Starting a new business can be tough, especially with no prior experience. Maintaining one is also very challenging.
According to the latest statistics on the percentage of businesses that fail in the United States, we see that of the 652,780 new businesses that were started in 2014, more than one-fifth (20.3 percent) closed after their first year in operation.
Considering the risks, challenges, and uncertainty involved in running a business, it should come as no surprise that the latest statistics show that more entrepreneurs are choosing to shut their businesses as the years pass.
As a matter of fact, the percentage of businesses that fail increases to 30.8 percent in the second year and 38.2 percent in the third year. By the fifth year in 2019, this figure reaches 49.1 percent.
That means that only around half of the businesses that started in 2014, or 331,969 of them, to be exact, were still surviving half a decade on.

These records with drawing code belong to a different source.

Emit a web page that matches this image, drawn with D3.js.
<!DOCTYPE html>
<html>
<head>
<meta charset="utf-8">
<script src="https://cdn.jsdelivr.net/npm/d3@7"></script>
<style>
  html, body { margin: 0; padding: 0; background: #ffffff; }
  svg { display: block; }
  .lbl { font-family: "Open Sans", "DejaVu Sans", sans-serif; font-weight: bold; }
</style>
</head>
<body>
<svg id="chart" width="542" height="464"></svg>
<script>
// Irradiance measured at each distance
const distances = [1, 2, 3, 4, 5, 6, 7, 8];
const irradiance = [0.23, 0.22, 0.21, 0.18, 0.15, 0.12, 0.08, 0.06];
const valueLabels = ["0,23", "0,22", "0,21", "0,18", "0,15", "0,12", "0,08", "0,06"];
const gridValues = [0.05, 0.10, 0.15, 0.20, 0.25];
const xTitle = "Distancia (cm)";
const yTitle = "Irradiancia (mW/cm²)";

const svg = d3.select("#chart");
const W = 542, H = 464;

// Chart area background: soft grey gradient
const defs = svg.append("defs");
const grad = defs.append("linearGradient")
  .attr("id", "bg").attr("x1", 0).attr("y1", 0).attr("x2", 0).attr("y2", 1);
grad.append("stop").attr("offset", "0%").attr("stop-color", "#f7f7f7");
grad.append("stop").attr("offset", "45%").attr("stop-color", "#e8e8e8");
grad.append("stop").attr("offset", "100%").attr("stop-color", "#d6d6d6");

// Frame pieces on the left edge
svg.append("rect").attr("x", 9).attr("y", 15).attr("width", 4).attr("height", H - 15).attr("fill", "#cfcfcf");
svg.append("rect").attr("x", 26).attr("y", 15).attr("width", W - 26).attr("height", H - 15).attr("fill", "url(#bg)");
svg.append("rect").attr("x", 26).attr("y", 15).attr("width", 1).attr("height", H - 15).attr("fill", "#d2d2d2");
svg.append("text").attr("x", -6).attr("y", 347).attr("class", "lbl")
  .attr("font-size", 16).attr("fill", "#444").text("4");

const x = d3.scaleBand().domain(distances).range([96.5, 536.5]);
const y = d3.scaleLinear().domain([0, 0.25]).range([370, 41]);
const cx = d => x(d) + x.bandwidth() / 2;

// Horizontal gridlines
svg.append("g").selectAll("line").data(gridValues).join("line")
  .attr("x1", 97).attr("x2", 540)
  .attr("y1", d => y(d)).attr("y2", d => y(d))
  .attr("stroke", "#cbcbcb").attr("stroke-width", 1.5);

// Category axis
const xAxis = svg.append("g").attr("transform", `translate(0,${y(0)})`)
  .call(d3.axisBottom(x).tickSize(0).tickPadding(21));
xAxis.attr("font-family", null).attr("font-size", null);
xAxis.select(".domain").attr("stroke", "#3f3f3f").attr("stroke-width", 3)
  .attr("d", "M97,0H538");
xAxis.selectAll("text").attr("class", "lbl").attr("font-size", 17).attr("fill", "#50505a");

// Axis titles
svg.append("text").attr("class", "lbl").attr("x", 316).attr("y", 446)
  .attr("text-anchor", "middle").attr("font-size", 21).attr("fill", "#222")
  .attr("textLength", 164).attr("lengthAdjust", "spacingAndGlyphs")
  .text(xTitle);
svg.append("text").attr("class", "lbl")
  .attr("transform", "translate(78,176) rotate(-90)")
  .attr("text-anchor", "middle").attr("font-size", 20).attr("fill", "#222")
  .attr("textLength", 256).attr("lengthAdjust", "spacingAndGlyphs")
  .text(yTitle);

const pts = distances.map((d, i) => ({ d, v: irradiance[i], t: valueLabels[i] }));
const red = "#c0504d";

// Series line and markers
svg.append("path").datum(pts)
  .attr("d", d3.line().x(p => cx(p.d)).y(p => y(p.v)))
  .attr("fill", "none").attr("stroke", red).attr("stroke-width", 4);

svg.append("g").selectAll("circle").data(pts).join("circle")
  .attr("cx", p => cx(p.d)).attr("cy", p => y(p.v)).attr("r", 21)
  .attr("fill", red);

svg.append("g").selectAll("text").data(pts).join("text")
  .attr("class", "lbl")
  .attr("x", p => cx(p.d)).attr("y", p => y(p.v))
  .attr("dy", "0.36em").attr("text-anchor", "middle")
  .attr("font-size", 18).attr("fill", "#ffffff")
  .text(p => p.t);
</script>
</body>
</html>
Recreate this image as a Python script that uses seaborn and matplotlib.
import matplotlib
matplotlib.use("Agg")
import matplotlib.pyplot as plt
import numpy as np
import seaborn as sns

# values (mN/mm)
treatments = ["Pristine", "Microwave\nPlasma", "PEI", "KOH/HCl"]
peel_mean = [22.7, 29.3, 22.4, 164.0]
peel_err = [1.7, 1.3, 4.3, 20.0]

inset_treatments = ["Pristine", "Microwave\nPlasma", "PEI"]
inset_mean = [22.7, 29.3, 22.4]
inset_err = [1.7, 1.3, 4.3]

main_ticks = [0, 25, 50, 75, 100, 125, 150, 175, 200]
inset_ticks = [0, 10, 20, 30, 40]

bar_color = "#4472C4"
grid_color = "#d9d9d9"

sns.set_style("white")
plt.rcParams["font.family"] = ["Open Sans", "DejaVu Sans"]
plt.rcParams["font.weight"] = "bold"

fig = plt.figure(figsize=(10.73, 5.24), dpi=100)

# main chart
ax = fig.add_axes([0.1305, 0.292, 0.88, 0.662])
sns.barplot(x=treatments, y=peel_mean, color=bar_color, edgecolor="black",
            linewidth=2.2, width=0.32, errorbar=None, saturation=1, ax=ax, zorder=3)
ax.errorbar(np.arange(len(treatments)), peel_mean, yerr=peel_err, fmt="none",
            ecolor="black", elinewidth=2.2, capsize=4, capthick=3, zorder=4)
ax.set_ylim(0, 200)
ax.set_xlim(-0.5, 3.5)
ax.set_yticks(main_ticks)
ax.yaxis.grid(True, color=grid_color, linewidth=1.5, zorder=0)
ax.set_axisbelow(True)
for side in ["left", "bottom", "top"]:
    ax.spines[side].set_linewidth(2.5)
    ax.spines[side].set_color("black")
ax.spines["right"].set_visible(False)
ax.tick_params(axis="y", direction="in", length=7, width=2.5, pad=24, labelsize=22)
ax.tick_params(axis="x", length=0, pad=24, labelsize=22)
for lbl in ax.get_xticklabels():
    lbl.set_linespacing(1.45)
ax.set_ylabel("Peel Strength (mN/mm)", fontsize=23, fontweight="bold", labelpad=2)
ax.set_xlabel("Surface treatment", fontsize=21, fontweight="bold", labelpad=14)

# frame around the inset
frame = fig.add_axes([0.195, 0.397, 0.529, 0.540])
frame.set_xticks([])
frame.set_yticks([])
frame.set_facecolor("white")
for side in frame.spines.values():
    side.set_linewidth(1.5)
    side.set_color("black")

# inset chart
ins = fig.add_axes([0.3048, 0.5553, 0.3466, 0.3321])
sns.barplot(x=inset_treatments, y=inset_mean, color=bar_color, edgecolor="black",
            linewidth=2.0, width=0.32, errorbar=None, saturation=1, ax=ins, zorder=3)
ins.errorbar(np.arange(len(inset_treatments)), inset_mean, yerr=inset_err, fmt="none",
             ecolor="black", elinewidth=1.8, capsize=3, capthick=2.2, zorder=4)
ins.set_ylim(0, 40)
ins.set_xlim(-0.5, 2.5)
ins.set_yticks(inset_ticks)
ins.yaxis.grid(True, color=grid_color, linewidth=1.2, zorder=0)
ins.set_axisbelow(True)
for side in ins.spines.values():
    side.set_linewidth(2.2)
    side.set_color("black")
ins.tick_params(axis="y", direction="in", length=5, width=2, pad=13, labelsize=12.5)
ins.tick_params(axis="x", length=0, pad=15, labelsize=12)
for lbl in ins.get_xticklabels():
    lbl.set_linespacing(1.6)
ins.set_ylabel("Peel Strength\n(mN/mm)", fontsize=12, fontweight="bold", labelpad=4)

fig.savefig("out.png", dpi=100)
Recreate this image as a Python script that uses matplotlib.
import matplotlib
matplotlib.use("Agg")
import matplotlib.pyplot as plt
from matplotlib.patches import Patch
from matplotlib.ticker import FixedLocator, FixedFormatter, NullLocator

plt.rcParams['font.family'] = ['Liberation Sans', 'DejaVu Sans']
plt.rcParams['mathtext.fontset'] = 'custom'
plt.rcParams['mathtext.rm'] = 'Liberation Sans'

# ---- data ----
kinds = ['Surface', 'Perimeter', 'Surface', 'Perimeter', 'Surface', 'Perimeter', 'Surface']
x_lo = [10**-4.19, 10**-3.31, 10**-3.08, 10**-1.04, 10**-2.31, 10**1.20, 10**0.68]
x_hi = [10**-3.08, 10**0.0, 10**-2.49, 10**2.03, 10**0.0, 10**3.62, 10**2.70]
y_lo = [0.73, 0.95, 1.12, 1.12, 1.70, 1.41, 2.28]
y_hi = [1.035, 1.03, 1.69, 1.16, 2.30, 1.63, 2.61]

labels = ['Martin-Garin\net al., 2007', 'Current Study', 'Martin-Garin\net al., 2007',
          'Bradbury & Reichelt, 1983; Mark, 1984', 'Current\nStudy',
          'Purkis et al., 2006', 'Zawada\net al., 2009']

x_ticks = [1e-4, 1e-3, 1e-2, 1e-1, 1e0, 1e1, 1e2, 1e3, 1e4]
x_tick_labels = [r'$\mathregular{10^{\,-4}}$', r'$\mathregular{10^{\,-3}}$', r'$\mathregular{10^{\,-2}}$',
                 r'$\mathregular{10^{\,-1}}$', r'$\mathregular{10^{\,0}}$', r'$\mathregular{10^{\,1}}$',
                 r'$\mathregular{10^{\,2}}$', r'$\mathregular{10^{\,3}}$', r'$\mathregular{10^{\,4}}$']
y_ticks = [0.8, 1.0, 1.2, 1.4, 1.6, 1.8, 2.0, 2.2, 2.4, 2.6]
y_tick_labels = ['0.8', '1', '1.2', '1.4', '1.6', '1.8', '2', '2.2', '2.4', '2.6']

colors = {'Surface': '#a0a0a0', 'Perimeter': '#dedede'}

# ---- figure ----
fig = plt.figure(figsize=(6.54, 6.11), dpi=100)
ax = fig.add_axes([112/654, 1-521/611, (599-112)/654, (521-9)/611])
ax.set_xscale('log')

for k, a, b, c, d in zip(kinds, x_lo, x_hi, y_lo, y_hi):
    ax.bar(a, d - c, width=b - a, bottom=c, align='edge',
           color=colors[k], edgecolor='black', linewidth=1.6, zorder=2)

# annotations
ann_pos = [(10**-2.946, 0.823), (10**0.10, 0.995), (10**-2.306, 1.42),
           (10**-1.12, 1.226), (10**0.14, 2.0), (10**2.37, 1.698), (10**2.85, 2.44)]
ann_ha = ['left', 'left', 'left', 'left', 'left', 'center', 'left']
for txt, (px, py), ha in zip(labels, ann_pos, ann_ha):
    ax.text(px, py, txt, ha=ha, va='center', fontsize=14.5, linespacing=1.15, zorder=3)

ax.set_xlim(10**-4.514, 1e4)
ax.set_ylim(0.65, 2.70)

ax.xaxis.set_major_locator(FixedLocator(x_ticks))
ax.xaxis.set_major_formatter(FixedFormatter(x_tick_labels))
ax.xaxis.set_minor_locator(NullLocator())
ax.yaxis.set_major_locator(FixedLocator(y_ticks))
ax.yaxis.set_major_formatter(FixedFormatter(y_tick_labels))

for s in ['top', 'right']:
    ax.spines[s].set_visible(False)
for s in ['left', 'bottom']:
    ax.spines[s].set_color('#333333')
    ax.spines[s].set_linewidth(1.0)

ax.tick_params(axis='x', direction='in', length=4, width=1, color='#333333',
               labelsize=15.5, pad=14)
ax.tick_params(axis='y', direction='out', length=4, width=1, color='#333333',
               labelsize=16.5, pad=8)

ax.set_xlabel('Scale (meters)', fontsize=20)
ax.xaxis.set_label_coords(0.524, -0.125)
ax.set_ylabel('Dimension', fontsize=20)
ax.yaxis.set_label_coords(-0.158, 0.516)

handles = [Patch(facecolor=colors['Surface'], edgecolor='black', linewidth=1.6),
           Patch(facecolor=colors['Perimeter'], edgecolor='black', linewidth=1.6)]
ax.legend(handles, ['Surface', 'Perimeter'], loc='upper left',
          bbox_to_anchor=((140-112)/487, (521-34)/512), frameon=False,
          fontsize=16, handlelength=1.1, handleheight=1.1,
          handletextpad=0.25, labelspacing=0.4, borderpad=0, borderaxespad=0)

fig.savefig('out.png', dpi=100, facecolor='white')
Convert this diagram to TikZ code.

Looking at it on a year-to-year basis, the average annual rate of business failure from 2015 to 2019 for companies started in 2014 stands at 12.54 percent. In other words, of the surviving businesses that started in 2014, 12.54 percent more of them fail each year.
Factors Behind the Rate of Business Failure
While there are many factors that contribute to new businesses failing, there are some that are more common than others.
These include insufficient market research, lacking a business plan or not sticking to one, and not having enough money to keep the business running.
To curb this problem, it is important to conduct thorough research and have a thorough and realistic business and financial plan before launching the business. These will help you prevent failure by providing a strong enough foundation to ensure your business persists through the initial tough years.
Other top reasons many new businesses fail within the first five years include subpar marketing, inflexibility, and overambition.
Once a business is up and running and sales start to flow in, the business owner must learn to be flexible and adapt to new trends. Expanding too quickly can also cause a business to fail, especially if new target audiences, markets, and products and services are involved.